It's hard to say what clicked that day. I have never been a huge coffee lover, even back home coffee was not my go-to drink. It is not something that came suddenly to me in Vietnam, either. I was offered coffee most days, and would take it some days, but never would I go out of my way to find it. Maybe also I never took the time to think about coffee, and where it comes from; a small, bushy, shiny shrub growing on a hillside farm somewhere. Maybe that's what really did it for me. I mean, stopping that day, and stopping long enough to think. Its hard to say for sure.
But anyway, to make a short story long, there I was about two hours past sunup and two hours out of Kon Tum, riding my trusted Honda moto up through the lazy, gorgeous, mountainous terrain of the westerly Hochiminh road, just alongside the Laos border. Coming into a small highlands settlement, I stopped, pulled off my helmet and planted myself at a little café hut and, without a word, a young girl brought me coffee in a phin, with a little sweet milk on the side, and the green tea that is always served with coffee here.

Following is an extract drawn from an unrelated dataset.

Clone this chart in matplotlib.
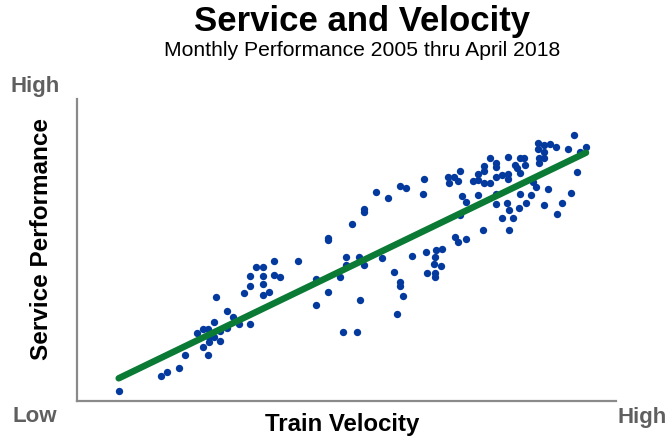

While waiting for the notoriously slow drip of water through the coffee phin, I looked about to see myself pretty much in the middle of a field of coffee, in a small cluster of family farms.
As usual during this ride, my thoughts wandered away, and I reflected again on the strange path that brought me here. My mom was born somewhere around here, my dad twelve time zones away, and I had the thought that while we have never been exactly here all together, this being my first time in my “home country", maybe all three have been here at some time before. Travel is weird that way, and wanting to see this country myself often put me in places where I had the feeling I am the last to know them. Or maybe the first to truly see them. Or both.
Many of the village locals came to look at me as though I was from another planet, smiling and seeming so happy and curious at my stopping just here. So it made me very happy, too. Such a warm welcome for a complete stranger, same as always here. Did they see me as a foreigner? Or as someone just from a different part of the country, perhaps from the mysterious and unknowable northern provinces? Was I Western? Asian? It's very hard to know what they thought, and I spoke too little of the language back then to find out, or to provide the answer - which is “both”, and therefore neither. The story of my life. Perpetually both and neither. I am always both, so I am never either.
It was there in the dust at the side of that road, on that beautiful clear day, outside a hut with no running water, in the middle of a coffee field, served by a girl that should be in school, watching the kids playing with rocks and sticks and kites made of banana leaves and farmers twine, surrounded by the friendliest people on earth, and drinking coffee that cost about nothing here but would set me back five real dollars a cup back home, it was there that I realized two things.
The first was: man, that is the best coffee I have ever had. The second was that if I tell people about this place, these people, and this coffee, maybe one day that girl will be able to go to school and that hut might have running water.
So, now I am telling you - and maybe you will tell someone else, too.